In 1945, the denazification authorities at Freiburg University had approached
Jaspers for his opinion on Heidegger: should he be allowed to resume teaching at the university? Jaspers submitted a characteristically thoughtful and balanced report that December. He concluded that Heidegger was a philosopher of the greatest importance who should be given all the university support he needed to pursue his own work — but who should
not
yet be allowed to teach. He wrote, ‘
Heidegger’s mode of thinking, which seems to me to be fundamentally unfree, dictatorial and uncommunicative, would have a very damaging effect on students at the present time.’
While drafting the report, Jaspers re-established contact with Heidegger himself for the first time since before the war. Then, in 1949, he pointedly sent him a copy of his own 1946 book
Die Schuldfrage
(translated as
The Question of German Guilt
). Written in the context of the Nuremberg trials, this discussed the awkward question of how Germans should come to terms with their past and move towards the future.

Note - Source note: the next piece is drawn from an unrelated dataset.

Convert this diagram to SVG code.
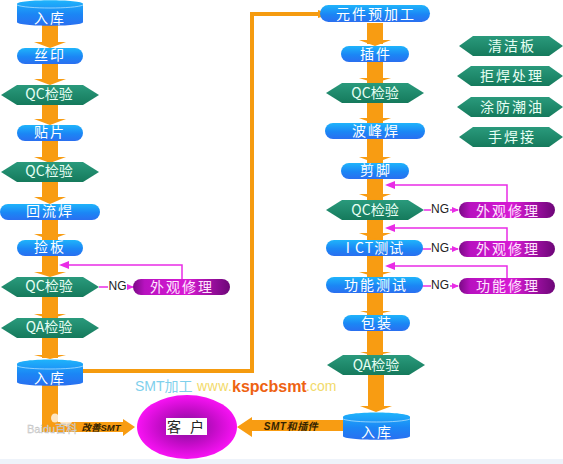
<svg xmlns="http://www.w3.org/2000/svg" width="563" height="464" viewBox="0 0 563 464">
<style>
text{font-family:"Noto Sans CJK SC","Liberation Sans",sans-serif;text-anchor:middle;dominant-baseline:central}
.w{fill:#fff;font-size:14px;letter-spacing:2px}
.wt{fill:#e8fff4;font-size:14px}
.wl{fill:#e8fff4;font-size:14px;letter-spacing:2px}
.m{fill:#ffe6ff;font-size:14px;letter-spacing:2px}
.ng{fill:#222;font-size:12px;font-family:"Liberation Sans",sans-serif}
.or{fill:#f89c12}
.ol{fill:none;stroke:#f59b0f;stroke-width:4}
.p{fill:none;stroke:#e92ce6;stroke-width:1.5}
.pa{fill:#e92ce6}
.it{font-family:"Liberation Sans","Noto Sans CJK SC",sans-serif;font-size:9.500px;font-style:italic;font-weight:bold;fill:#332200}
.u{text-anchor:start;font-family:"Liberation Sans","Noto Sans CJK SC",sans-serif;font-size:14px}
</style>
<defs>
<linearGradient id="b" x1="0" y1="0" x2="0" y2="1"><stop offset="0" stop-color="#1fb4fb"/><stop offset=".55" stop-color="#1b86f5"/><stop offset="1" stop-color="#2a6ff0"/></linearGradient>
<linearGradient id="g" x1="0" y1="0" x2="0" y2="1"><stop offset="0" stop-color="#2a9a7c"/><stop offset="1" stop-color="#157a5c"/></linearGradient>
<linearGradient id="v" x1="0" y1="0" x2="1" y2="0"><stop offset="0" stop-color="#7a0a85"/><stop offset=".12" stop-color="#b812c0"/><stop offset=".55" stop-color="#d81bd4"/><stop offset="1" stop-color="#6d0678"/></linearGradient>
<radialGradient id="c"><stop offset="0" stop-color="#7d0f96"/><stop offset=".55" stop-color="#c40cc8"/><stop offset="1" stop-color="#f812f4"/></radialGradient>
</defs>
<rect width="563" height="464" fill="#fff"/>
<rect y="459" width="563" height="5" fill="#eef3fa"/>
<g id="connectors">
<g class="or">
<rect x="42" y="24" width="16" height="20"/><polygon points="34,42 66,42 50,48"/>
<rect x="42" y="60" width="16" height="20"/><polygon points="34,79 66,79 50,85"/>
<rect x="42" y="104" width="16" height="16"/><polygon points="34,119 66,119 50,125"/>
<rect x="42" y="140" width="16" height="18"/><polygon points="34,157 66,157 50,163"/>
<rect x="42" y="182" width="16" height="16"/><polygon points="34,197 66,197 50,204"/>
<rect x="42" y="219" width="16" height="21"/><polygon points="34,234 66,234 50,240"/>
<rect x="42" y="256" width="16" height="18"/><polygon points="34,272 66,272 50,277"/>
<rect x="42" y="297" width="16" height="22"/><polygon points="34,314 66,314 50,319"/>
<rect x="42" y="338" width="16" height="20"/><polygon points="34,355 66,355 50,359"/>
<polygon points="42,385 58,385 58,422 123,422 123,419 135,427 123,436 123,432 42,432"/>
<rect x="367" y="23" width="16" height="21"/><polygon points="359,40 391,40 375,46"/>
<rect x="367" y="62" width="16" height="21"/><polygon points="359,78 391,78 375,83"/>
<rect x="367" y="103" width="16" height="20"/><polygon points="359,118 391,118 375,124"/>
<rect x="367" y="139" width="16" height="25"/><polygon points="359,157 391,157 375,163"/>
<rect x="367" y="178" width="16" height="22"/><polygon points="359,194 391,194 375,200"/>
<rect x="367" y="220" width="16" height="20"/><polygon points="359,233 391,233 375,239"/>
<rect x="367" y="256" width="16" height="21"/><polygon points="359,272 391,272 375,277"/>
<rect x="367" y="293" width="16" height="23"/><polygon points="360,311 391,311 375,315"/>
<rect x="367" y="331" width="16" height="26"/><polygon points="360,352 391,352 375,356"/>
<rect x="368" y="375" width="16" height="32"/><polygon points="360,406 392,406 376,412"/>
<polygon points="345,420 252,420 252,417 237,427 252,437 252,431 345,431"/>
</g>
<path class="ol" d="M82,371H252V14H318"/>
<polygon class="or" points="318,10 331,14 318,18"/>
<path class="p" d="M182,280V265H67"/><polygon class="pa" points="59,265 69,261 69,269"/>
<path class="p" d="M99,287H133"/><polygon class="pa" points="134,287 127,284 127,290"/>
<path class="p" d="M507,204V185H393"/><polygon class="pa" points="385,185 395,181 395,189"/>
<path class="p" d="M507,242V228H393"/><polygon class="pa" points="385,228 395,224 395,232"/>
<path class="p" d="M507,278V266H393"/><polygon class="pa" points="385,266 395,262 395,270"/>
<path class="p" d="M424,210H458"/><polygon class="pa" points="459,210 452,207 452,213"/>
<path class="p" d="M422,249H458"/><polygon class="pa" points="459,249 452,246 452,252"/>
<path class="p" d="M422,286H458"/><polygon class="pa" points="459,286 452,283 452,289"/>
<rect x="108" y="281" width="19" height="12" fill="#fff"/><text class="ng" x="117.500" y="286">NG</text>
<rect x="431" y="204" width="19" height="12" fill="#fff"/><text class="ng" x="440" y="209">NG</text>
<rect x="431" y="243" width="19" height="12" fill="#fff"/><text class="ng" x="440" y="248">NG</text>
<rect x="431" y="280" width="19" height="12" fill="#fff"/><text class="ng" x="440" y="285">NG</text>
<text class="it" x="101" y="427">改善SMT</text>
<text class="it" x="291" y="426" style="font-size:10px;letter-spacing:.6px">SMT和插件</text>
</g>
<g id="n1"><path d="M17,4C17,-1 83,-1 83,4V22C83,27 17,27 17,22Z" fill="url(#b)"/><path d="M17,5C25,9 75,9 83,5" fill="none" stroke="#bfe6ff" stroke-width=".7"/><text class="w" x="50" y="17">入库</text></g>
<g id="n2"><rect x="17" y="48" width="66" height="16" rx="8" fill="url(#b)"/><text class="w" x="50" y="54">丝印</text></g>
<g id="n3"><polygon points="1,95 17,85 83,85 99,95 83,105 17,105" fill="url(#g)"/><text class="wt" x="49" y="93">QC检验</text></g>
<g id="n4"><rect x="17" y="125" width="66" height="16" rx="8" fill="url(#b)"/><text class="w" x="50" y="131">贴片</text></g>
<g id="n5"><polygon points="1,172 17,162 83,162 99,172 83,182 17,182" fill="url(#g)"/><text class="wt" x="49" y="170">QC检验</text></g>
<g id="n6"><rect x="0" y="204" width="100" height="16" rx="8" fill="url(#b)"/><text class="w" x="50" y="210">回流焊</text></g>
<g id="n7"><rect x="17" y="240" width="66" height="16" rx="8" fill="url(#b)"/><text class="w" x="50" y="246">捡板</text></g>
<g id="n8"><polygon points="1,287 17,277 83,277 99,287 83,297 17,297" fill="url(#g)"/><text class="wt" x="49" y="285">QC检验</text></g>
<g id="n9"><rect x="133" y="279" width="97" height="16" rx="8" fill="url(#v)"/><text class="m" x="182" y="286">外观修理</text></g>
<g id="n10"><polygon points="1,328 17,318 83,318 99,328 83,338 17,338" fill="url(#g)"/><text class="wt" x="49" y="326">QA检验</text></g>
<g id="n11"><path d="M17,364C17,358 83,358 83,364V382C83,387 17,387 17,382Z" fill="url(#b)"/><path d="M17,366C25,370 75,370 83,366" fill="none" stroke="#bfe6ff" stroke-width=".7"/><text class="w" x="50" y="377">入库</text></g>
<g id="n12"><ellipse cx="187" cy="427" rx="50" ry="32" fill="url(#c)"/><rect x="166" y="418" width="41" height="17" fill="#fff"/><text x="187" y="426" font-size="14" fill="#222" style="letter-spacing:3px">客 户</text></g>
<g id="n13"><rect x="320" y="5" width="110" height="17" rx="8.500" fill="url(#b)"/><text class="w" x="376" y="13">元件预加工</text></g>
<g id="n14"><rect x="341" y="46" width="68" height="16" rx="8" fill="url(#b)"/><text class="w" x="376" y="53">插件</text></g>
<g id="n15"><polygon points="326,93 342,83 408,83 424,93 408,103 342,103" fill="url(#g)"/><text class="wt" x="375" y="92">QC检验</text></g>
<g id="n16"><rect x="325" y="123" width="100" height="16" rx="8" fill="url(#b)"/><text class="w" x="376" y="130">波峰焊</text></g>
<g id="n17"><rect x="341" y="163" width="68" height="16" rx="8" fill="url(#b)"/><text class="w" x="376" y="169">剪脚</text></g>
<g id="n18"><polygon points="326,210 342,200 408,200 424,210 408,220 342,220" fill="url(#g)"/><text class="wt" x="375" y="209">QC检验</text></g>
<g id="n19"><rect x="326" y="240" width="97" height="16" rx="8" fill="url(#b)"/><text class="w" x="375" y="247" style="letter-spacing:1px">I CT测试</text></g>
<g id="n20"><rect x="326" y="277" width="97" height="16" rx="8" fill="url(#b)"/><text class="w" x="376" y="284">功能测试</text></g>
<g id="n21"><rect x="343" y="315" width="67" height="16" rx="8" fill="url(#b)"/><text class="w" x="377" y="322">包装</text></g>
<g id="n22"><polygon points="327,365 343,355 409,355 425,365 409,375 343,375" fill="url(#g)"/><text class="wt" x="376" y="364">QA检验</text></g>
<g id="n23"><path d="M343,417C343,411 410,411 410,417V436C410,441 343,441 343,436Z" fill="url(#b)"/><path d="M343,419C352,423 401,423 410,419" fill="none" stroke="#bfe6ff" stroke-width=".7"/><text class="w" x="377" y="431">入库</text></g>
<g id="n24"><rect x="459" y="202" width="96" height="16" rx="8" fill="url(#v)"/><text class="m" x="508" y="210">外观修理</text></g>
<g id="n25"><rect x="459" y="241" width="96" height="16" rx="8" fill="url(#v)"/><text class="m" x="508" y="248">外观修理</text></g>
<g id="n26"><rect x="459" y="278" width="96" height="16" rx="8" fill="url(#v)"/><text class="m" x="508" y="285">功能修理</text></g>
<g id="n27"><polygon points="459,46 473,36 549,36 563,46 549,56 473,56" fill="url(#g)"/><text class="wl" x="512" y="45">清洁板</text></g>
<g id="n28"><polygon points="457,76 471,66 549,66 563,76 549,86 471,86" fill="url(#g)"/><text class="wl" x="512" y="75">拒焊处理</text></g>
<g id="n29"><polygon points="457,107 471,97 549,97 563,107 549,117 471,117" fill="url(#g)"/><text class="wl" x="512" y="106">涂防潮油</text></g>
<g id="n30"><polygon points="459,137 473,127 549,127 563,137 549,147 473,147" fill="url(#g)"/><text class="wl" x="512" y="136">手焊接</text></g>
<text class="u" x="135" y="386" fill="#7fd0ec">SMT加工</text>
<text class="u" x="197" y="386" fill="#f2da6a" style="letter-spacing:.5px">www.</text>
<text class="u" x="232" y="386" fill="#ee6212" font-weight="bold" style="font-size:16px">kspcbsmt</text>
<text class="u" x="306" y="386" fill="#f2da6a">.com</text>
<g fill="#fff" fill-opacity=".75"><ellipse cx="55" cy="418" rx="4" ry="4.500"/><ellipse cx="62" cy="411" rx="2" ry="3"/><ellipse cx="68" cy="410" rx="2" ry="3"/><ellipse cx="66" cy="421" rx="6" ry="5"/></g>
<text class="u" x="27" y="429" style="font-size:11px" fill="#ddd" stroke="#bbb" stroke-width=".3">Baidu百科</text>
</svg>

For Jaspers, the outcome of the various trials and denazification inquests was less important than the need for a change of heart in the Germans themselves, beginning with full acknowledgement of responsibility for what had happened, rather than turning away or making excuses as he felt many people were doing. Every German, he wrote, must ask the question
‘how am I guilty?’ Even people who had defied the Nazis or tried to help their victims still shared in some deep ‘metaphysical’ guilt, he thought, for, ‘
if it happens, and if I was there, and if I survive where the other is killed, I know from a voice within myself: I am guilty of being still alive’.